Now, many diseases are simply caused by this division of yours and this long period of bodily inactivity, and this extended focus of attention in either waking or dreaming reality. Your normal consciousness can benefit by excursions and rest in those other fields of actuality that are entered when you sleep, and the so-called sleeping consciousness will also benefit by frequent excursions into the waking state.

[... 1 paragraph ...]

(10:10. Jane’s trance had been deep, her pace fast throughout. Yet she remembered some of the material, which usually isn’t the case. She hadn’t been reading about sleep recently. “The whole bit is far out to me,” she said. “I haven’t been entertaining any ideas like these, at least consciously.” Resume in the same manner at 10:22.)

[... 3 paragraphs ...]

The psychic centers would be activated more frequently, and the entire identity of the personality would be better strengthened and maintained. The resulting mobility and flexibility of consciousness would cause an added dividend in increased conscious concentration, and fatigue levels would always remain below danger points. A greater equalization, both physical and mental, would result.

[... 1 paragraph ...]

If you do not understand that in periods of sleep your consciousness actually does leave your body, then what I have said will be meaningless. Now your consciousness does return at times, to check upon the physical mechanisms, and the simple consciousness of atom and cell — the body consciousness — is always with the body, so it is not vacant. But the largely creative portions of the self do leave the body, and for large periods of time when you sleep.

(10:39.) Some cases of strong neurotic behavior result from your present sleeping habits. Sleepwalking to some degree is also connected here. Consciousness wants to return to the body, but it has been hypnotized into the idea that the body must not awaken. Excess nervous energy takes over, and rouses the muscles to activity, because the body knows it has been inactive for too long and otherwise severe muscular cramps would result.
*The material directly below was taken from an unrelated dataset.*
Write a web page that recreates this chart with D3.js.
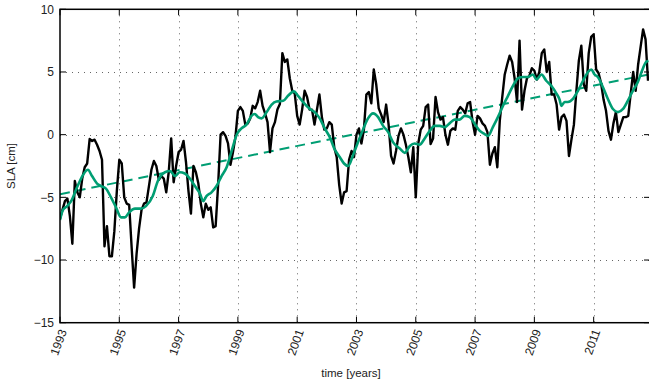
<!DOCTYPE html>
<html>
<head>
<meta charset="utf-8">
<script src="https://cdn.jsdelivr.net/npm/d3@7"></script>
<style>
  html, body { margin: 0; padding: 0; background: #fff; }
  svg { display: block; }
  text { font-family: "Liberation Sans", Arial, Helvetica, sans-serif; fill: #222; }
</style>
</head>
<body>
<div id="chart"></div>
<script>
// monthly sea level anomaly [cm], starting Jan 1993
const startYear = 1993;
const slaMonthly = [
  -6.7, -6.0, -5.3, -5.1, -6.5, -8.7, -3.7, -4.6, -5.0, -3.5, -2.6, -2.3,
  -0.35, -0.5, -0.4, -0.8, -1.3, -2.0, -8.9, -7.3, -9.7, -9.7, -7.7, -4.5,
  -2.0, -2.3, -5.0, -5.5, -5.6, -9.0, -12.2, -9.5, -7.5, -6.0, -5.5, -5.4,
  -4.1, -2.8, -2.1, -2.5, -3.6, -3.3, -3.5, -4.6, -3.0, -0.3, -3.8, -2.5,
  -1.4, -1.2, -0.5, -2.2, -4.5, -6.3, -2.5, -3.0, -3.9, -5.5, -6.6, -5.5,
  -6.0, -5.8, -7.4, -7.3, -4.0, 0.0, 0.2, -0.1, -0.7, -2.4, -1.4, -0.2,
  1.9, 2.2, 1.9, 0.8, 0.9, 1.3, 2.3, 2.1, 2.6, 3.5, 2.3, 1.7,
  1.0, -1.4, 0.5, 1.0, 2.0, 2.45, 6.5, 5.8, 6.0, 4.5, 3.5, 3.3,
  1.5, 0.8, 2.0, 3.5, 3.0, 2.0, 2.0, 0.8, 2.0, 3.2, 1.4, 0.4,
  0.5, 1.0, 0.8, -1.0, -1.8, -4.0, -5.5, -4.6, -4.5, -2.0, -1.3, -1.8,
  0.0, 0.5, -0.7, 0.4, 3.2, 3.4, 2.5, 5.2, 4.0, 2.1, 1.6, 1.0,
  2.4, 0.8, -1.7, -2.3, -1.3, -0.1, 0.5, 0.0, -0.8, -1.8, -3.0, -1.0,
  -5.0, -0.7, 0.4, 0.7, 2.2, 2.4, -0.75, -0.3, 3.0, 1.8, 1.2, 1.4,
  0.0, -0.8, 0.3, 0.5, 0.4, 1.9, 2.2, 2.0, 1.7, 2.5, 2.6, 1.0,
  0.0, 1.5, 1.3, 0.9, 0.7, 0.2, -2.4, -1.5, -1.0, -2.6, 1.1, 3.0,
  4.8, 5.6, 6.3, 5.8, 4.5, 2.6, 7.5, 2.0, 3.5, 4.5, 4.7, 5.3,
  5.1, 4.4, 5.0, 6.5, 6.8, 5.0, 5.8, 3.2, 3.2, 2.4, 0.4, 1.4,
  1.6, 1.1, -1.7, -0.4, 0.8, 3.5, 5.9, 7.1, 4.0, 3.5, 6.5, 7.8,
  8.0, 5.2, 4.9, 4.1, 2.8, 1.9, 0.3, -0.4, 0.9, 1.8, 0.2, 0.8,
  1.4, 1.4, 1.5, 3.3, 5.0, 3.5, 5.6, 7.0, 8.4, 7.6, 4.3
];

// low-pass filtered curve
const smoothYears = [
  1993.00, 1993.10, 1993.24, 1993.40, 1993.54, 1993.71, 1993.94, 1994.08, 1994.25, 1994.38,
  1994.55, 1994.72, 1994.89, 1995.06, 1995.19, 1995.33, 1995.53, 1995.73, 1995.90, 1996.13,
  1996.30, 1996.54, 1996.71, 1996.88, 1997.04, 1997.21, 1997.38, 1997.55, 1997.72, 1997.83,
  1997.94, 1998.11, 1998.28, 1998.45, 1998.62, 1998.79, 1998.96, 1999.12, 1999.29, 1999.46,
  1999.57, 1999.68, 1999.80, 1999.97, 2000.14, 2000.30, 2000.53, 2000.69, 2000.89, 2001.03,
  2001.20, 2001.43, 2001.59, 2001.76, 2001.93, 2002.10, 2002.27, 2002.44, 2002.58, 2002.72,
  2002.89, 2003.05, 2003.22, 2003.39, 2003.56, 2003.73, 2003.90, 2004.07, 2004.23, 2004.46,
  2004.63, 2004.80, 2004.96, 2005.13, 2005.30, 2005.47, 2005.64, 2005.81, 2005.98, 2006.14,
  2006.31, 2006.48, 2006.65, 2006.82, 2006.99, 2007.16, 2007.32, 2007.44, 2007.60, 2007.77,
  2007.94, 2008.11, 2008.28, 2008.45, 2008.62, 2008.78, 2008.95, 2009.07, 2009.24, 2009.40,
  2009.57, 2009.74, 2009.85, 2009.91, 2010.02, 2010.13, 2010.30, 2010.47, 2010.64, 2010.81,
  2010.92, 2011.03, 2011.14, 2011.31, 2011.48, 2011.65, 2011.82, 2011.99, 2012.15, 2012.32,
  2012.49, 2012.63, 2012.77, 2012.85
];
const smoothValues = [
  -6.8, -6.0, -5.7, -5.2, -4.4, -3.5, -2.8, -3.3, -3.9, -4.1,
  -4.3, -5.0, -5.8, -6.6, -6.6, -6.2, -5.9, -5.9, -5.7, -4.9,
  -3.7, -3.0, -2.9, -3.3, -3.0, -3.1, -3.5, -4.1, -4.7, -5.3,
  -4.9, -4.6, -4.1, -3.3, -2.6, -1.3, 0.0, 0.5, 0.8, 1.5,
  1.65, 1.4, 1.3, 1.8, 2.4, 2.65, 2.7, 3.1, 3.45, 3.1,
  2.6, 2.05, 1.8, 1.3, 0.5, -0.2, -1.2, -1.8, -2.3, -2.5,
  -1.6, -0.6, 0.4, 1.3, 1.7, 1.4, 0.7, 0.2, -0.6, -1.1,
  -1.45, -0.9, -0.7, -0.8, -0.3, 0.3, 0.7, 0.7, 0.6, 0.9,
  1.2, 1.2, 1.5, 1.4, 0.85, 0.3, 0.05, -0.1, 0.6, 1.4,
  2.3, 3.1, 3.9, 4.5, 4.6, 4.6, 4.8, 4.4, 4.8, 4.3,
  3.9, 3.3, 2.8, 2.3, 2.6, 2.6, 2.85, 3.5, 4.3, 5.0,
  5.2, 4.8, 4.6, 3.8, 2.85, 2.05, 1.8, 2.05, 2.7, 3.5,
  4.2, 5.1, 5.8, 5.9
];

// linear trend end points
const trendYears = [1993.0, 2012.85];
const trendValues = [-4.75, 4.8];

const xTicks = [1993, 1995, 1997, 1999, 2001, 2003, 2005, 2007, 2009, 2011];
const yTicks = [-15, -10, -5, 0, 5, 10];

const width = 649, height = 381;
const plotLeft = 60, plotTop = 9.3, plotRight = 650, plotBottom = 322.7;

const svg = d3.select("#chart").append("svg")
  .attr("width", width)
  .attr("height", height);

const x = d3.scaleLinear().domain([1993, 2012.9]).range([plotLeft, plotRight]);
const y = d3.scaleLinear().domain([-15, 10]).range([plotBottom, plotTop]);

svg.append("defs").append("clipPath").attr("id", "plot-clip")
  .append("rect")
  .attr("x", plotLeft).attr("y", plotTop)
  .attr("width", plotRight - plotLeft).attr("height", plotBottom - plotTop);

// dotted grid
const grid = svg.append("g").attr("stroke", "#666").attr("stroke-width", 1)
  .attr("stroke-dasharray", "1,5");
grid.selectAll("line.v")
  .data(xTicks.filter(d => d > 1993))
  .enter().append("line")
  .attr("class", "v")
  .attr("x1", d => Math.round(x(d)) + 0.5).attr("x2", d => Math.round(x(d)) + 0.5)
  .attr("y1", plotTop).attr("y2", plotBottom);
grid.selectAll("line.h")
  .data(yTicks.filter(d => d > -15 && d < 10))
  .enter().append("line")
  .attr("class", "h")
  .attr("x1", plotLeft).attr("x2", plotRight)
  .attr("y1", d => Math.round(y(d)) + 0.5).attr("y2", d => Math.round(y(d)) + 0.5);

const plot = svg.append("g").attr("clip-path", "url(#plot-clip)");

// trend (dashed)
plot.append("path")
  .datum(d3.zip(trendYears, trendValues))
  .attr("fill", "none")
  .attr("stroke", "#009e73")
  .attr("stroke-width", 2)
  .attr("stroke-dasharray", "10,6")
  .attr("d", d3.line().x(d => x(d[0])).y(d => y(d[1])));

// raw monthly series
plot.append("path")
  .datum(slaMonthly.map((v, i) => [startYear + i / 12, v]))
  .attr("fill", "none")
  .attr("stroke", "#000")
  .attr("stroke-width", 2.4)
  .attr("stroke-linejoin", "round")
  .attr("d", d3.line().x(d => x(d[0])).y(d => y(d[1])));

// smoothed series
plot.append("path")
  .datum(d3.zip(smoothYears, smoothValues))
  .attr("fill", "none")
  .attr("stroke", "#009e73")
  .attr("stroke-width", 2.6)
  .attr("stroke-linejoin", "round")
  .attr("d", d3.line().curve(d3.curveMonotoneX).x(d => x(d[0])).y(d => y(d[1])));

// axes box with inward ticks
const axes = svg.append("g").attr("stroke", "#000").attr("fill", "none");
axes.append("rect")
  .attr("x", plotLeft).attr("y", plotTop)
  .attr("width", plotRight - plotLeft).attr("height", plotBottom - plotTop)
  .attr("stroke-width", 1.5);

const tickLen = 6;
axes.selectAll("line.xt")
  .data(xTicks)
  .enter().append("line")
  .attr("x1", d => x(d)).attr("x2", d => x(d))
  .attr("y1", plotBottom).attr("y2", plotBottom - tickLen);
axes.selectAll("line.xtt")
  .data(xTicks)
  .enter().append("line")
  .attr("x1", d => x(d)).attr("x2", d => x(d))
  .attr("y1", plotTop).attr("y2", plotTop + tickLen);
axes.selectAll("line.yt")
  .data(yTicks)
  .enter().append("line")
  .attr("x1", plotLeft).attr("x2", plotLeft + tickLen)
  .attr("y1", d => y(d)).attr("y2", d => y(d));
axes.selectAll("line.ytr")
  .data(yTicks)
  .enter().append("line")
  .attr("x1", plotRight).attr("x2", plotRight - tickLen)
  .attr("y1", d => y(d)).attr("y2", d => y(d));

// tick labels
svg.append("g").selectAll("text")
  .data(yTicks)
  .enter().append("text")
  .attr("x", plotLeft - 6)
  .attr("y", d => y(d))
  .attr("dy", "0.35em")
  .attr("text-anchor", "end")
  .style("font-size", "12px")
  .text(d => d < 0 ? "\u2212" + Math.abs(d) : d);

svg.append("g").selectAll("text")
  .data(xTicks)
  .enter().append("text")
  .attr("transform", d => `translate(${x(d) + 3},${plotBottom + 7}) rotate(-70)`)
  .attr("text-anchor", "end")
  .attr("dy", "0.35em")
  .style("font-size", "12px")
  .text(d => d);

// axis titles
svg.append("text")
  .attr("x", 351).attr("y", 377)
  .attr("text-anchor", "middle")
  .style("font-size", "11.5px")
  .text("time [years]");

svg.append("text")
  .attr("transform", `translate(15,${(plotTop + plotBottom) / 2}) rotate(-90)`)
  .attr("text-anchor", "middle")
  .style("font-size", "11.5px")
  .text("SLA [cm]");
</script>
</body>
</html>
The same applies to your eating habits. By turn you overstuff and then starve the tissues. This has definite effects upon the nature of your consciousness, your creativity, your degree of concentration. Along these lines, for example, you do literally starve your bodies at night, and add to the aging of your bodies by denying them food throughout those long hours. All of this reflects upon the strength and nature of your consciousness.

[... 3 paragraphs ...]

The problems of senility would also be reduced, for stimuli would not be minimized for so long a time. And consciousness, with a greater flexibility, would know more of its own sense of joy.